• Short task
Quote the listing below in full and exactly as written, but omit every picture.

======

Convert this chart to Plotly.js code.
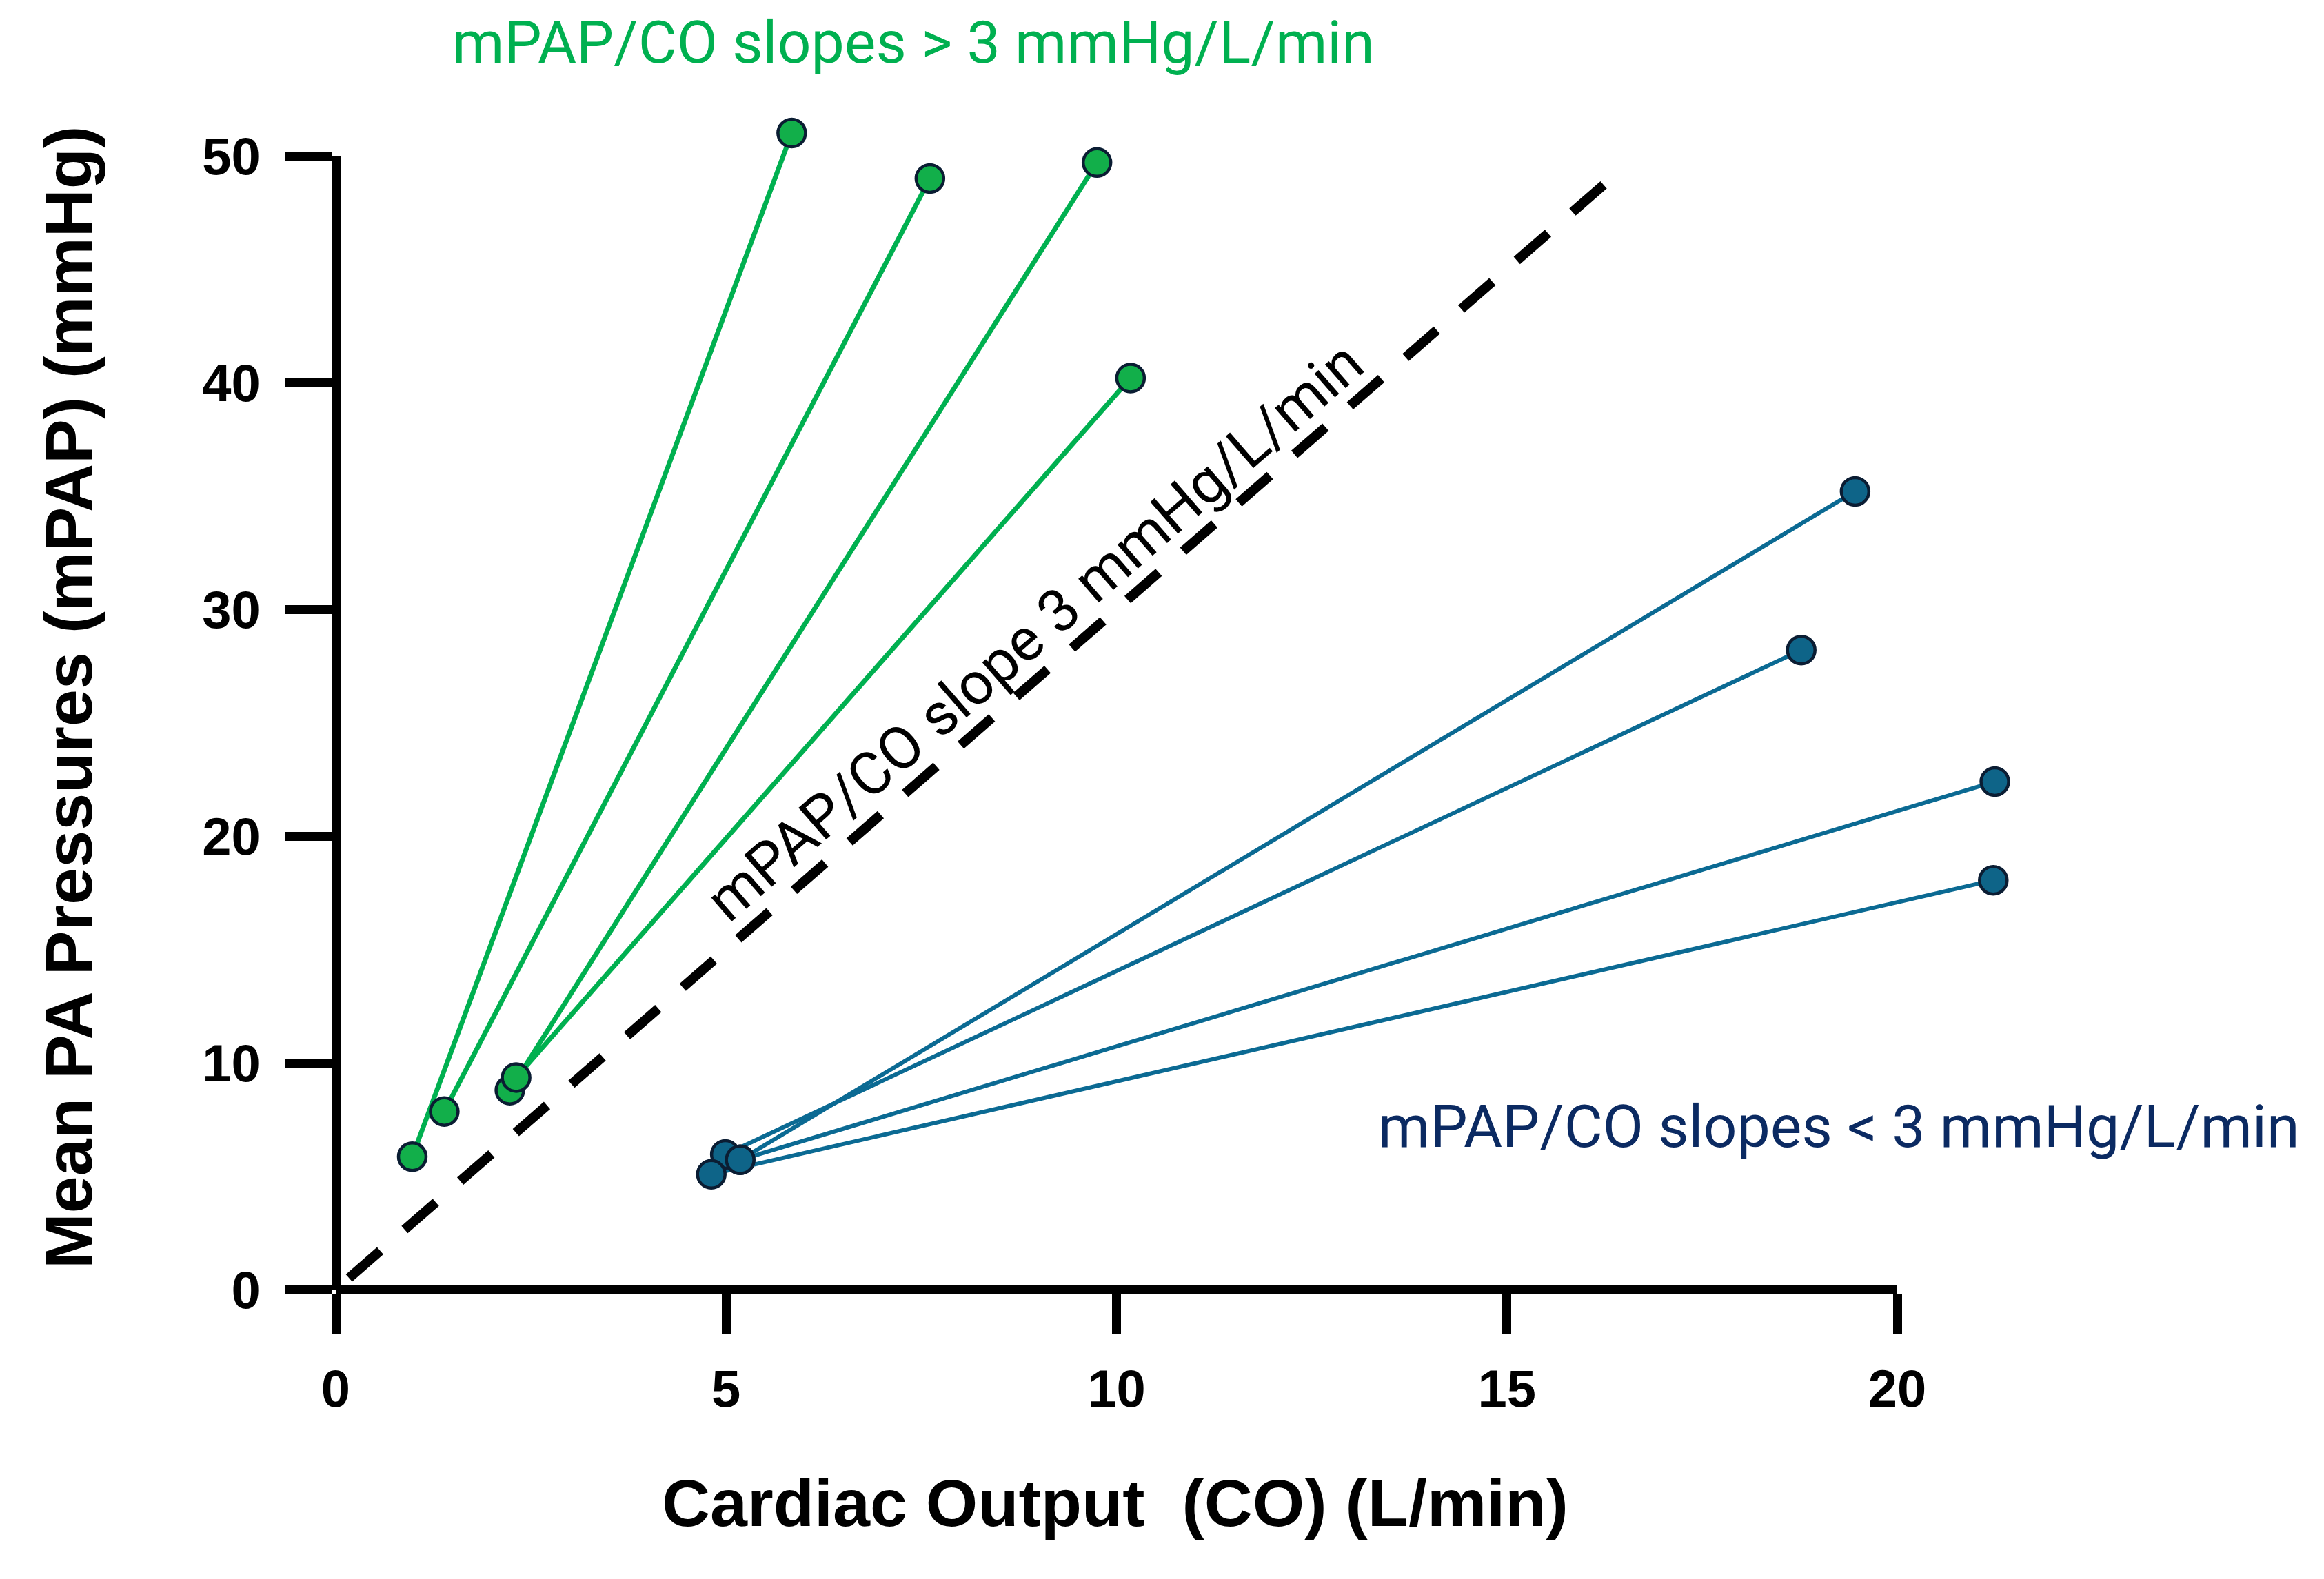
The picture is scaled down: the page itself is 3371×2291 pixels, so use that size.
<!DOCTYPE html>
<html>
<head>
<meta charset="utf-8">
<script src="https://cdn.plot.ly/plotly-3.0.1.min.js"></script>
<style>
  html, body { margin: 0; padding: 0; background: #ffffff; }
  #chart { width: 3371px; height: 2291px; }
</style>
</head>
<body>
<div id="chart"></div>
<script>
// Cardiac output (L/min) and mean PA pressure (mmHg), rest -> exercise, per subject.
// Subjects whose mPAP/CO slope exceeds 3 mmHg/L/min
const steepRestCO   = [0.98, 1.39, 2.23, 2.31];
const steepRestPAP  = [5.86, 7.85, 8.79, 9.35];
const steepPeakCO   = [5.84, 7.61, 9.75, 10.18];
const steepPeakPAP  = [51.0, 49.0, 49.7, 40.2];

// Subjects whose mPAP/CO slope stays below 3 mmHg/L/min
const flatRestCO    = [5.18, 4.99, 5.18, 4.81];
const flatRestPAP   = [5.72, 5.96, 5.72, 5.08];
const flatPeakCO    = [19.46, 18.77, 21.25, 21.23];
const flatPeakPAP   = [35.2, 28.2, 22.4, 18.05];

// Reference line: mPAP = 3 x CO
const refSlope = 3;
const refCO = [0.17, 16.28];

// Axis ticks
const xTicks = [0, 5, 10, 15, 20];
const yTicks = [0, 10, 20, 30, 40, 50];

// ---- page geometry (pixels) ----
const W = 3371, H = 2291;
const X0PX = 487, X20PX = 2752;   // CO = 0 and CO = 20
const Y0PX = 1871, Y50PX = 226;   // mPAP = 0 and mPAP = 50
const pxPerX = (X20PX - X0PX) / 20;
const pxPerY = (Y0PX - Y50PX) / 50;

const GREEN = '#00B050';
const GREEN_FILL = '#12AF4A';
const TEAL = '#0B6A93';
const TEAL_FILL = '#0E6488';
const OUTLINE = '#0B1D33';

const boldFamily = 'Liberation Sans, Arial, sans-serif';
const axisFont = { family: boldFamily, size: 76, color: '#000000', weight: 'bold' };
const titleFont = { family: boldFamily, size: 97, color: '#000000', weight: 'bold' };
const noteFont = (c) => ({ family: 'Roboto, "Open Sans", sans-serif', size: 86, color: c });

const traces = [];

// dashed reference line
traces.push({
  x: refCO,
  y: refCO.map(v => refSlope * v),
  mode: 'lines',
  line: { color: '#000000', width: 14, dash: '60px,47px' },
  hoverinfo: 'skip', showlegend: false
});

function addGroup(restCO, restPAP, peakCO, peakPAP, lineColor, lineWidth, fill) {
  for (let i = 0; i < restCO.length; i++) {
    traces.push({
      x: [restCO[i], peakCO[i]],
      y: [restPAP[i], peakPAP[i]],
      mode: 'lines',
      line: { color: lineColor, width: lineWidth },
      showlegend: false, cliponaxis: false
    });
  }
  traces.push({
    x: restCO.concat(peakCO),
    y: restPAP.concat(peakPAP),
    mode: 'markers',
    marker: { size: 40, color: fill, line: { color: OUTLINE, width: 4.5 } },
    showlegend: false, cliponaxis: false
  });
}
addGroup(steepRestCO, steepRestPAP, steepPeakCO, steepPeakPAP, GREEN, 7, GREEN_FILL);
addGroup(flatRestCO, flatRestPAP, flatPeakCO, flatPeakPAP, TEAL, 6, TEAL_FILL);

// empty trace that carries the visible axes
traces.push({ x: [], y: [], xaxis: 'x2', yaxis: 'y2', mode: 'markers', showlegend: false, hoverinfo: 'skip' });

const layout = {
  width: W, height: H,
  margin: { l: 0, r: 0, t: 0, b: 0, pad: 0 },
  paper_bgcolor: '#ffffff',
  plot_bgcolor: 'rgba(0,0,0,0)',
  showlegend: false,
  // data axes covering the whole page, same scale as the drawn axes
  xaxis: { domain: [0, 1], range: [-X0PX / pxPerX, (W - X0PX) / pxPerX], visible: false, fixedrange: true },
  yaxis: { domain: [0, 1], range: [-(H - Y0PX) / pxPerY, Y0PX / pxPerY], visible: false, fixedrange: true },
  xaxis2: {
    domain: [X0PX / W, X20PX / W], range: [0, 20],
    anchor: 'free', position: 1 - Y0PX / H,
    showline: true, linewidth: 13, linecolor: '#000000',
    ticks: 'outside', ticklen: 58, tickwidth: 13, tickcolor: '#000000',
    tickmode: 'array', tickvals: xTicks, ticktext: xTicks.map(String),
    ticklabelstandoff: 14,
    tickfont: axisFont, showgrid: false, zeroline: false
  },
  yaxis2: {
    domain: [1 - Y0PX / H, 1 - Y50PX / H], range: [0, 50],
    anchor: 'free', position: X0PX / W,
    showline: true, linewidth: 13, linecolor: '#000000',
    ticks: 'outside', ticklen: 68, tickwidth: 13, tickcolor: '#000000',
    tickmode: 'array', tickvals: yTicks, ticktext: yTicks.map(String),
    ticklabelstandoff: 20,
    tickfont: axisFont, showgrid: false, zeroline: false
  },
  annotations: [
    {
      text: 'Cardiac Output \u00a0(CO) (L/min)', xref: 'paper', yref: 'paper',
      x: 1617 / W, y: 1 - 2180 / H, xanchor: 'center', yanchor: 'middle',
      showarrow: false, font: titleFont
    },
    {
      text: 'Mean PA Pressures (mPAP) (mmHg)', xref: 'paper', yref: 'paper',
      x: 99 / W, y: 1 - 1012 / H, xanchor: 'center', yanchor: 'middle',
      textangle: -90, showarrow: false, font: titleFont
    },
    {
      text: 'mPAP/CO slopes > 3 mmHg/L/min', xref: 'paper', yref: 'paper',
      x: 654 / W, y: 1 - 62 / H, xanchor: 'left', yanchor: 'middle',
      showarrow: false, font: noteFont(GREEN)
    },
    {
      text: 'mPAP/CO slopes < 3 mmHg/L/min', xref: 'paper', yref: 'paper',
      x: 1997 / W, y: 1 - 1634 / H, xanchor: 'left', yanchor: 'middle',
      showarrow: false, font: noteFont('#0B2A62')
    },
    {
      text: 'mPAP/CO slope 3 mmHg/L/min', xref: 'paper', yref: 'paper',
      x: 1500 / W, y: 1 - 916 / H, xanchor: 'center', yanchor: 'middle',
      textangle: -41, showarrow: false, font: noteFont('#000000')
    }
  ]
};

Plotly.newPlot('chart', traces, layout, { staticPlot: true, displayModeBar: false });
</script>
</body>
</html>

======

• Written answer
Convert this chart to Plotly.js code.
The picture is scaled down: the page itself is 3371×2291 pixels, so use that size.
<!DOCTYPE html>
<html>
<head>
<meta charset="utf-8">
<script src="https://cdn.plot.ly/plotly-3.0.1.min.js"></script>
<style>
  html, body { margin: 0; padding: 0; background: #ffffff; }
  #chart { width: 3371px; height: 2291px; }
</style>
</head>
<body>
<div id="chart"></div>
<script>
// Cardiac output (L/min) and mean PA pressure (mmHg), rest -> exercise, per subject.
// Subjects whose mPAP/CO slope exceeds 3 mmHg/L/min
const steepRestCO   = [0.98, 1.39, 2.23, 2.31];
const steepRestPAP  = [5.86, 7.85, 8.79, 9.35];
const steepPeakCO   = [5.84, 7.61, 9.75, 10.18];
const steepPeakPAP  = [51.0, 49.0, 49.7, 40.2];

// Subjects whose mPAP/CO slope stays below 3 mmHg/L/min
const flatRestCO    = [5.18, 4.99, 5.18, 4.81];
const flatRestPAP   = [5.72, 5.96, 5.72, 5.08];
const flatPeakCO    = [19.46, 18.77, 21.25, 21.23];
const flatPeakPAP   = [35.2, 28.2, 22.4, 18.05];

// Reference line: mPAP = 3 x CO
const refSlope = 3;
const refCO = [0.17, 16.28];

// Axis ticks
const xTicks = [0, 5, 10, 15, 20];
const yTicks = [0, 10, 20, 30, 40, 50];

// ---- page geometry (pixels) ----
const W = 3371, H = 2291;
const X0PX = 487, X20PX = 2752;   // CO = 0 and CO = 20
const Y0PX = 1871, Y50PX = 226;   // mPAP = 0 and mPAP = 50
const pxPerX = (X20PX - X0PX) / 20;
const pxPerY = (Y0PX - Y50PX) / 50;

const GREEN = '#00B050';
const GREEN_FILL = '#12AF4A';
const TEAL = '#0B6A93';
const TEAL_FILL = '#0E6488';
const OUTLINE = '#0B1D33';

const boldFamily = 'Liberation Sans, Arial, sans-serif';
const axisFont = { family: boldFamily, size: 76, color: '#000000', weight: 'bold' };
const titleFont = { family: boldFamily, size: 97, color: '#000000', weight: 'bold' };
const noteFont = (c) => ({ family: 'Roboto, "Open Sans", sans-serif', size: 86, color: c });

const traces = [];

// dashed reference line
traces.push({
  x: refCO,
  y: refCO.map(v => refSlope * v),
  mode: 'lines',
  line: { color: '#000000', width: 14, dash: '60px,47px' },
  hoverinfo: 'skip', showlegend: false
});

function addGroup(restCO, restPAP, peakCO, peakPAP, lineColor, lineWidth, fill) {
  for (let i = 0; i < restCO.length; i++) {
    traces.push({
      x: [restCO[i], peakCO[i]],
      y: [restPAP[i], peakPAP[i]],
      mode: 'lines',
      line: { color: lineColor, width: lineWidth },
      showlegend: false, cliponaxis: false
    });
  }
  traces.push({
    x: restCO.concat(peakCO),
    y: restPAP.concat(peakPAP),
    mode: 'markers',
    marker: { size: 40, color: fill, line: { color: OUTLINE, width: 4.5 } },
    showlegend: false, cliponaxis: false
  });
}
addGroup(steepRestCO, steepRestPAP, steepPeakCO, steepPeakPAP, GREEN, 7, GREEN_FILL);
addGroup(flatRestCO, flatRestPAP, flatPeakCO, flatPeakPAP, TEAL, 6, TEAL_FILL);

// empty trace that carries the visible axes
traces.push({ x: [], y: [], xaxis: 'x2', yaxis: 'y2', mode: 'markers', showlegend: false, hoverinfo: 'skip' });

const layout = {
  width: W, height: H,
  margin: { l: 0, r: 0, t: 0, b: 0, pad: 0 },
  paper_bgcolor: '#ffffff',
  plot_bgcolor: 'rgba(0,0,0,0)',
  showlegend: false,
  // data axes covering the whole page, same scale as the drawn axes
  xaxis: { domain: [0, 1], range: [-X0PX / pxPerX, (W - X0PX) / pxPerX], visible: false, fixedrange: true },
  yaxis: { domain: [0, 1], range: [-(H - Y0PX) / pxPerY, Y0PX / pxPerY], visible: false, fixedrange: true },
  xaxis2: {
    domain: [X0PX / W, X20PX / W], range: [0, 20],
    anchor: 'free', position: 1 - Y0PX / H,
    showline: true, linewidth: 13, linecolor: '#000000',
    ticks: 'outside', ticklen: 58, tickwidth: 13, tickcolor: '#000000',
    tickmode: 'array', tickvals: xTicks, ticktext: xTicks.map(String),
    ticklabelstandoff: 14,
    tickfont: axisFont, showgrid: false, zeroline: false
  },
  yaxis2: {
    domain: [1 - Y0PX / H, 1 - Y50PX / H], range: [0, 50],
    anchor: 'free', position: X0PX / W,
    showline: true, linewidth: 13, linecolor: '#000000',
    ticks: 'outside', ticklen: 68, tickwidth: 13, tickcolor: '#000000',
    tickmode: 'array', tickvals: yTicks, ticktext: yTicks.map(String),
    ticklabelstandoff: 20,
    tickfont: axisFont, showgrid: false, zeroline: false
  },
  annotations: [
    {
      text: 'Cardiac Output \u00a0(CO) (L/min)', xref: 'paper', yref: 'paper',
      x: 1617 / W, y: 1 - 2180 / H, xanchor: 'center', yanchor: 'middle',
      showarrow: false, font: titleFont
    },
    {
      text: 'Mean PA Pressures (mPAP) (mmHg)', xref: 'paper', yref: 'paper',
      x: 99 / W, y: 1 - 1012 / H, xanchor: 'center', yanchor: 'middle',
      textangle: -90, showarrow: false, font: titleFont
    },
    {
      text: 'mPAP/CO slopes > 3 mmHg/L/min', xref: 'paper', yref: 'paper',
      x: 654 / W, y: 1 - 62 / H, xanchor: 'left', yanchor: 'middle',
      showarrow: false, font: noteFont(GREEN)
    },
    {
      text: 'mPAP/CO slopes < 3 mmHg/L/min', xref: 'paper', yref: 'paper',
      x: 1997 / W, y: 1 - 1634 / H, xanchor: 'left', yanchor: 'middle',
      showarrow: false, font: noteFont('#0B2A62')
    },
    {
      text: 'mPAP/CO slope 3 mmHg/L/min', xref: 'paper', yref: 'paper',
      x: 1500 / W, y: 1 - 916 / H, xanchor: 'center', yanchor: 'middle',
      textangle: -41, showarrow: false, font: noteFont('#000000')
    }
  ]
};

Plotly.newPlot('chart', traces, layout, { staticPlot: true, displayModeBar: false });
</script>
</body>
</html>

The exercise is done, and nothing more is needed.